Providers nationwide continue to struggle with rising cases of COVID-19 all while trying to prepare for widespread distribution of vaccines recently approved by the FDA. It’s a lot to manage on top of everyday pressures to generate and capture revenue. This month, we’ve compiled five news stories to help providers stay abreast of industry changes. As we head into 2021, what are your concerns, and how can Physician Practice Resources help? Email us at email@example.com. Most importantly, stay safe out there.
CMS publishes its FY 2021 Physician Fee Schedule Final Rule
Effective January 1, 2021, this final rule addresses remote physiologic monitoring (RPM), telehealth services, principal care management, and more. Following are some notable changes:
- Providers can bill HCPCS code G2252 for a virtual check-in that includes 11- 20 minutes of medical discussion if the service does not originate from a related E/M service in the previous 7 days or leads to a related E/M service or procedure within 24 hours or soonest available appointment.
- When the public health emergency ends, CMS will again require RPM services be furnished only to established patients.
- Providers can bill CPT code 99439 (non-complex chronic care management services) concurrently with transitional care management.
- The following services will be permanently added to the Medicare Telehealth Services List: Visit complexity inherent to certain office/outpatient E/M services (HCPCS G2211); prolonged services (HCPCS G2212); cognitive assessment and care planning services (CPT 99483); psychological and neuropsychological testing (CPT 96121); home visits for established patients (CPT 99347- 99348); domiciliary, rest home, or custodial care services for established patients (CPT 99334 – 99335); and group psychotherapy (CPT 90853).
- CMS defines a medical device supplied to a patient as part of RPM services as one defined by Section 201(h) of the Federal Food, Drug, and Cosmetic Act. In particular, the device must be reliable and valid, and that the data must be electronically (i.e., automatically) collected and transmitted rather than self-reported.
- CMS added two new HCPCS codes, G2064 and G2065, to the general care management HCPCS code, G0511, for principal care services furnished in rural health clinics and federally-qualified health centers beginning January 1, 2021.
Take the time to review these and other changes to ensure compliant coding and billing in the year ahead.
Devise a plan to educate patients about the COVID-19 vaccine
The CDC has published various resources to help physicians explain the importance of COVID-19 vaccination. Various other resources are also available online. For example, the American Academy of Family Physicians has published helpful information. Practices can also create a page on their website devoted specifically to vaccine-related questions. Here’s an example.
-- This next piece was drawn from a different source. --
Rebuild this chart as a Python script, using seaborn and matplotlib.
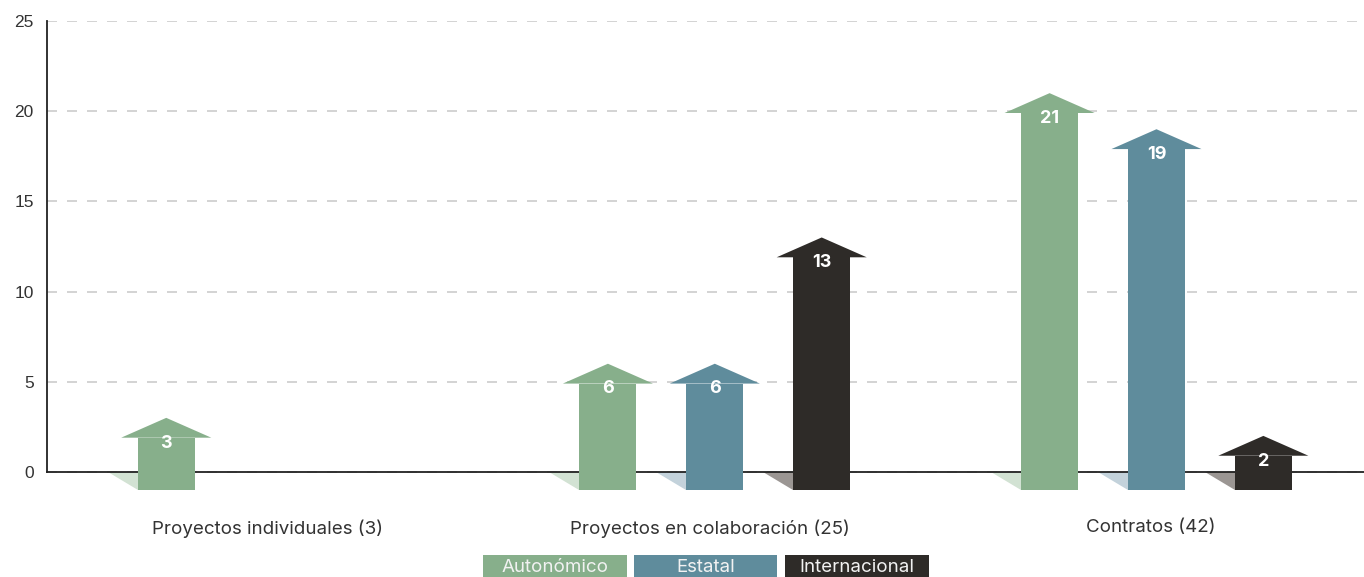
import matplotlib
matplotlib.use("Agg")
import matplotlib.pyplot as plt
from matplotlib.patches import Polygon, Rectangle
import pandas as pd
import seaborn as sns

categorias = ["Proyectos individuales (3)", "Proyectos en colaboración (25)", "Contratos (42)"]
tipos = ["Autonómico", "Estatal", "Internacional"]
cat_col = [categorias[0], categorias[1], categorias[1], categorias[1],
           categorias[2], categorias[2], categorias[2]]
tipo_col = ["Autonómico", "Autonómico", "Estatal", "Internacional",
            "Autonómico", "Estatal", "Internacional"]
valores = [3, 6, 6, 13, 21, 19, 2]
yticks = [0, 5, 10, 15, 20, 25]

colores = ["#87af8b", "#5f8c9c", "#2e2b28"]
sombras = ["#d2e2d3", "#c3d2db", "#9b9693"]

df = pd.DataFrame({"categoria": cat_col, "tipo": tipo_col, "valor": valores})

sns.set_style("white")
plt.rcParams["lines.scale_dashes"] = False

W, H = 1364, 577
fig = plt.figure(figsize=(W / 100, H / 100), dpi=100)
ax = fig.add_axes([47 / W, 87 / H, 1325 / W, 469 / H])

sns.barplot(data=df, x="categoria", y="valor", hue="tipo", order=categorias,
            hue_order=tipos, palette=colores, width=0.726, saturation=1,
            legend=False, ax=ax)

# convertir barras en flechas
cabeza = 1.1
ancho = 0.129
ancho_cabeza = 0.204
sombra = 0.068
for i, cont in enumerate(ax.containers):
    for p in cont.patches:
        v = p.get_height()
        cx = p.get_x() + p.get_width() / 2 + 0.012
        x0 = cx - ancho / 2
        p.set_x(x0)
        p.set_width(ancho)
        p.set_y(-1)
        p.set_height(v - cabeza + 1)
        p.set_linewidth(0)
        p.set_zorder(3)
        ax.add_patch(Polygon([(cx - ancho_cabeza / 2, v - cabeza), (cx + ancho_cabeza / 2, v - cabeza), (cx, v)],
                             closed=True, facecolor=colores[i], lw=0, zorder=3))
        ax.add_patch(Polygon([(x0 - sombra, 0), (x0, 0), (x0, -1)],
                             closed=True, facecolor=sombras[i], lw=0, zorder=1))
        ax.text(cx, v - cabeza - 0.3, f"{v:.0f}", ha="center", va="center", color="white",
                fontsize=13, fontweight="bold", family="Inter", zorder=4)

ax.set_xlim(-0.5, 2.5)
ax.set_ylim(-1, 25)
ax.set_yticks(yticks)
ax.set_xlabel("")
ax.set_ylabel("")

ax.yaxis.grid(True, color="#d0d0d0", linestyle=(0, (7.2, 7.2)), lw=1.3)
ax.xaxis.grid(False)
ax.set_axisbelow(True)

for s in ["top", "right"]:
    ax.spines[s].set_visible(False)
ax.spines["bottom"].set_position(("data", 0))
ax.spines["left"].set_bounds(0, 25)
for s in ["bottom", "left"]:
    ax.spines[s].set_color("#222222")
    ax.spines[s].set_linewidth(1.3)
    ax.spines[s].set_zorder(2)

ax.tick_params(axis="y", length=5.5, width=1.1, color="#222222", pad=4,
               labelsize=12.5, labelcolor="#333333", labelfontfamily="Liberation Sans")
ax.tick_params(axis="x", which="major", length=0, pad=34, labelsize=13.5,
               labelcolor="#333333", labelfontfamily="Inter")
ax.set_xticks([-0.5, 0.5, 1.5], minor=True)
ax.tick_params(axis="x", which="minor", length=5, width=1.3, color="#222222", direction="out")

# leyenda en cajas
cajas = [(483, 144), (634, 143), (785, 144)]
for (x, w), t, c in zip(cajas, tipos, colores):
    fig.patches.append(Rectangle((x / W, 0), w / W, 22 / H, transform=fig.transFigure,
                                 facecolor=c, lw=0))
    fig.text((x + w / 2) / W, 10 / H, t, ha="center", va="center", color="#f2f2f2",
             fontsize=13.5, family="Inter")

fig.savefig("out.png", dpi=100)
Stay on top of COVID-19 coding changes
Be sure to check out this COVID-19 billing FAQ last updated on December 16, 2020 as well as this list of CPT codes, effective dates, and payment allowances for various COVID-19 vaccines, monoclonal antibodies, and administration. Also note that CMS is covering monoclonal antibody therapies at no cost for patients in a broad range of settings. In addition, there are six new ICD-10-CM codes for COVID-19-related conditions. These codes take effect January 1, 2021.
HHS proposes important changes to HIPAA
A recent proposed rule outlines various HIPAA-related changes, including the requirement for covered entities to respond to requests for information within 15 days (instead of 30). If finalized, it would also require transparency regarding estimated fee schedules for access and disclosures, permission for individuals to view their protected health information (PHI) in person (including being able to take notes or use other personal resources to view and capture images of their PHI), and more. It behooves practices to review the rule and determine potential impact.
HHS proposes to streamline prior authorization
According to a recent proposed rule, payers would need to render authorization-related decisions with 72 hours. This rule also includes a lot of additional information about payer-to-payer data exchange, accelerating the adoption of standards for social risk data, and much more. Again, take the time to review this rule and familiarize yourself with potential changes.